15% of women will develop a hip fracture by age 80. Once a woman develops one fracture, she is at greater risk of developing a second. One study showed that those with a vertebral fracture have a 19% chance of developing a 2nd fracture within 1 year. All of this is due to Osteoporosis.
Identifying women who are at risk is important so that preventative measures and early treatment can be undertaken. The overall goal is the prevention of fractures. The following are common factors that are associated with the development of osteoporosis and related fractures.
Postmenopausal women Certain Medical disorders
Early Menopause Certain Medications
Poor Calcium absorption Vitamin D Deficiency
Low body weight History of fractures
Steroid use Family history of fractures
Smoking Excessive alcohol consumption
There are simple things that can be done to prevent the development of this problem and related fractures. These are strategies that can be adopted by anyone.
• Calcium and Vitamin D in diet or via supplements. 1200 mg of calcium and 400-800 international units of Vitamin D.
• Muscle Strengthening: weight bearing, aerobic, strength training, and stretching. Protects against osteoporosis, fractures and falls. Improves flexibility and balance.

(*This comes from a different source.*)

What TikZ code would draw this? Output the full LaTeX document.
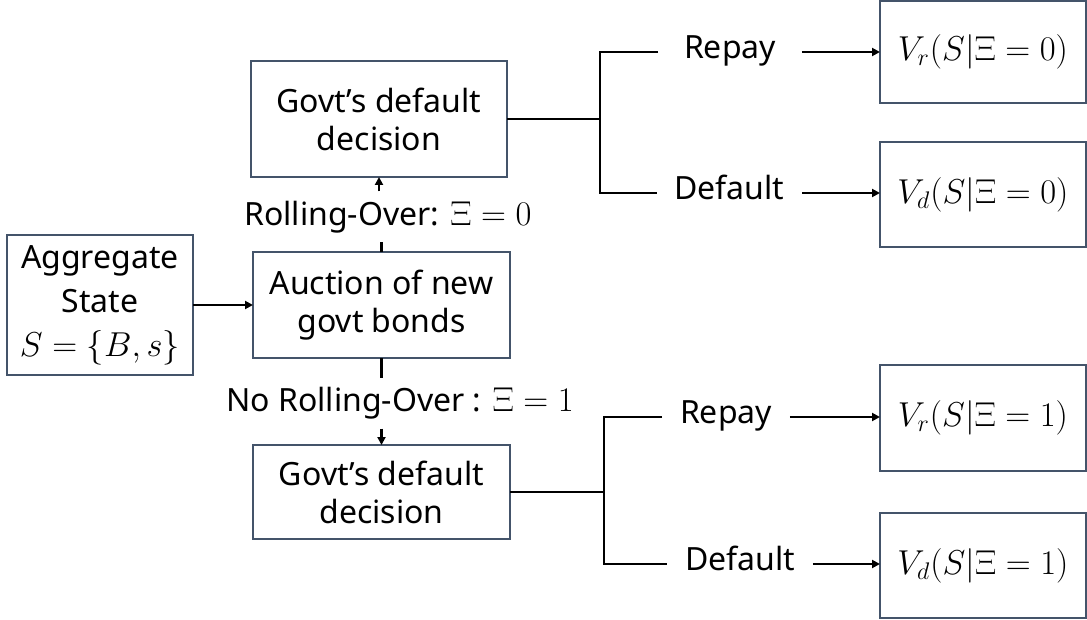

• Fall prevention in those at risk: dizziness, poor vision, decreased mobility, poor muscle strength and coordination, and urinary incontinence.
• Smoking cessation
• Moderate alcohol consumption
Osteoporosis is a condition that is preventable and treatable. All women and kids should get adequate Calcium and Vitamin D in their diet. Regular exercise, 3-4 times per week for at least 30 minutes has been proven to be effective in maintaining bone density and even reversing bone loss. The other benefits are improved coordination and increased muscle strength minimizing the risks of falls.
Diagnostic tools should be utilized in those at risk allowing for early diagnosis and appropriate intervention. All women who have risk factors or who are over age 65 should undergo bone density testing.
I hope this article has provided you with information that will help you make wise choices, so you may:
Live healthy, live well and live long!